Most of us encounter critical thinking as a set of prescriptions:

  1. Avoid logical fallacies.

  2. Be careful when relying on human perceptions for they contain frailties.

  3. Take care not to “lie” with statistics or ignore the need for evidence.

  4. Be alert to cognitive biases in human thinking.

Our introduction to these prescriptions can come from a textbook, article, or human behavior modeling obedience to these “best practices” for making reliable, relevant, and complex decisions.

Unfortunately, critical thinking is a tough sale because we are usually unaware of how frequently we make mistakes in our judgments. We cannot know those things we do not know. Tens of millions wish to know more about successful diet programs and exercises relieving their back pain. They seek answers to those topics. 

By reconstructing critical thinking in the form of questions, we try to recover the lost excitement of habitually asking questions. Research suggests that by age 11 humans stop asking any but the most superficial of questions. In other words, we shut the spigot of wonder off. Even more we reduce the potential creative collaborations emerging from an active interaction among askers and respondents.    
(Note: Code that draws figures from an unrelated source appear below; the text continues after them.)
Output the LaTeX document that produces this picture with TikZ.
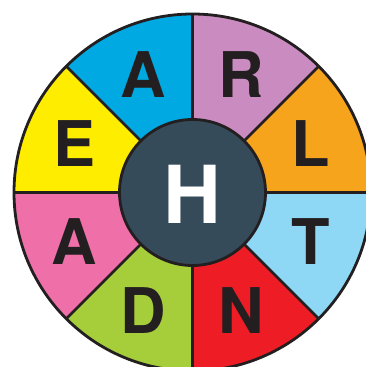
\documentclass[tikz,border=0pt]{standalone}
\usepackage{fontspec}
\setmainfont{TeX Gyre Heros}
\usetikzlibrary{calc}
\definecolor{lineC}{HTML}{231F20}
\definecolor{cA}{HTML}{00A9E2}
\definecolor{cR}{HTML}{C98BC0}
\definecolor{cL}{HTML}{F7A41D}
\definecolor{cT}{HTML}{8ED8F6}
\definecolor{cN}{HTML}{EE1D25}
\definecolor{cD}{HTML}{A6CD3A}
\definecolor{cAl}{HTML}{EF6FA8}
\definecolor{cE}{HTML}{FFED00}
\definecolor{hub}{HTML}{364B59}
\begin{document}
\begin{tikzpicture}[x=1pt,y=1pt,
  letter/.style={font=\fontsize{63}{63}\selectfont\bfseries, text=lineC, inner sep=0pt},
  edge/.style={draw=lineC, line width=2.8pt}]
\useasboundingbox (0,0) rectangle (365,367);
\coordinate (c) at (192.5,174.5);
\def\Ro{178.5}
\foreach \a/\col in {0/cL,45/cR,90/cA,135/cE,180/cAl,225/cD,270/cN,315/cT}{
  \fill[\col] (c) -- ++(\a:\Ro) arc[start angle=\a, end angle=\a+45, radius=\Ro] -- cycle;
}
\foreach \a in {0,45,90,135}{
  \draw[edge] ($(c)+(\a:\Ro)$) -- ($(c)+(\a+180:\Ro)$);
}
\draw[edge] (c) circle[radius=\Ro];
\node[circle, fill=hub, draw=lineC, line width=2.8pt, minimum size=146pt, inner sep=0pt] (hubnode) at (c) {};
\node[font=\fontsize{80}{80}\selectfont\bfseries, text=white, inner sep=0pt] (h) at (192.5,173) {H};
\node[letter] (a1) at ($(c)+(112.5:128)$) {A};
\node[letter] (r) at ($(c)+(67.5:128)$) {R};
\node[letter] (l) at ($(c)+(22.5:128)$) {L};
\node[letter] (t) at ($(c)+(-22.5:128)$) {T};
\node[letter] (n) at ($(c)+(-67.5:128)$) {N};
\node[letter] (d) at ($(c)+(-112.5:128)$) {D};
\node[letter] (a2) at ($(c)+(-157.5:128)$) {A};
\node[letter] (e) at ($(c)+(157.5:128)$) {E};
\end{tikzpicture}
\end{document}
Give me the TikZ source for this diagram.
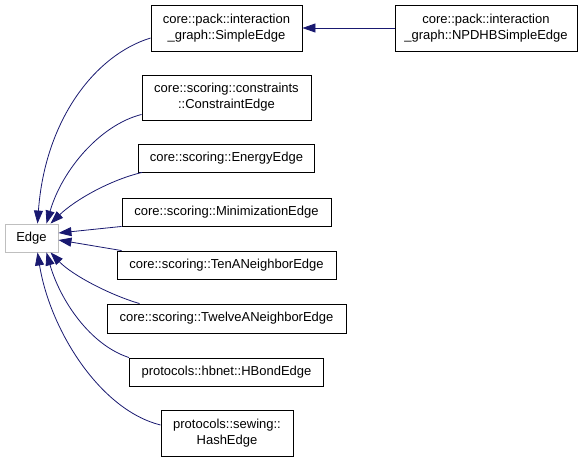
\documentclass[tikz,border=0pt]{standalone}
\usepackage{fontspec}
\setmainfont{Liberation Sans}
\usetikzlibrary{arrows.meta}
\definecolor{navyedge}{HTML}{191970}
\definecolor{greyb}{HTML}{BFBFBF}
\begin{document}
\begin{tikzpicture}[x=1pt,y=-1pt,
  cls/.style={draw=black,line width=0.9pt,rectangle,inner sep=0pt,align=center,
    font=\fontsize{13}{16}\selectfont},
  base/.style={cls,draw=greyb},
  arr/.style={draw=navyedge,line width=0.8pt,-{Triangle[length=13pt,width=9pt]},fill=none},
]
\useasboundingbox (0,0) rectangle (587,461);
\node[base,minimum width=53pt,minimum height=28pt] (e) at (31.5,238) {Edge};
\node[cls,minimum width=151pt,minimum height=46pt] (se) at (226.5,28) {core::pack::interaction\\\_graph::SimpleEdge};
\node[cls,minimum width=182pt,minimum height=46pt] (np) at (486,28) {core::pack::interaction\\\_graph::NPDHBSimpleEdge};
\node[cls,minimum width=169pt,minimum height=45pt] (ce) at (226.5,97.5) {core::scoring::constraints\\::ConstraintEdge};
\node[cls,minimum width=176pt,minimum height=28pt] (en) at (226.5,158) {core::scoring::EnergyEdge};
\node[cls,minimum width=209pt,minimum height=28pt] (mi) at (226.5,212) {core::scoring::MinimizationEdge};
\node[cls,minimum width=219pt,minimum height=28pt] (te) at (226.5,265) {core::scoring::TenANeighborEdge};
\node[cls,minimum width=239pt,minimum height=29pt] (tw) at (226.5,318.5) {core::scoring::TwelveANeighborEdge};
\node[cls,minimum width=194pt,minimum height=28pt] (hb) at (226.5,372) {protocols::hbnet::HBondEdge};
\node[cls,minimum width=132pt,minimum height=46pt] (ha) at (227,433) {protocols::sewing::\\HashEdge};

\draw[arr] (np.west) -- (se.east);
\draw[arr] ([yshift=-10pt]se.west) .. controls (95,55) and (45,120) .. ([xshift=6pt]e.north);
\draw[arr] ([yshift=6pt]ce.south west) .. controls (100,125) and (62,170) .. ([xshift=15pt]e.north);
\draw[arr] ([xshift=4pt]en.south west) .. controls (110,180) and (75,200) .. ([xshift=19pt]e.north);
\draw[arr] (mi.south west) -- ([yshift=5pt]e.east);
\draw[arr] ([xshift=5pt]te.north west) -- ([yshift=-2pt]e.east);
\draw[arr] ([xshift=33pt]tw.north west) .. controls (110,295) and (72,275) .. ([xshift=19pt]e.south);
\draw[arr] (hb.north west) .. controls (90,345) and (60,300) .. ([xshift=15pt]e.south);
\draw[arr] ([yshift=8pt]ha.west) .. controls (100,410) and (50,330) .. ([xshift=6pt]e.south);
\end{tikzpicture}
\end{document}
Question-Based Critical Thinking (QBCT) refers to responding to the reasoning of someone with an inventory of questions calling attention to criteria shaping the quality of the connection between support and conclusion. In other words, are there inadequacies in the pathway used to reach the BCD (Belief, Conclusion, Decision)? QBCT is not the ammunition used to criticize an argument; it is the respectful voice of curiosity searching for improved thinking.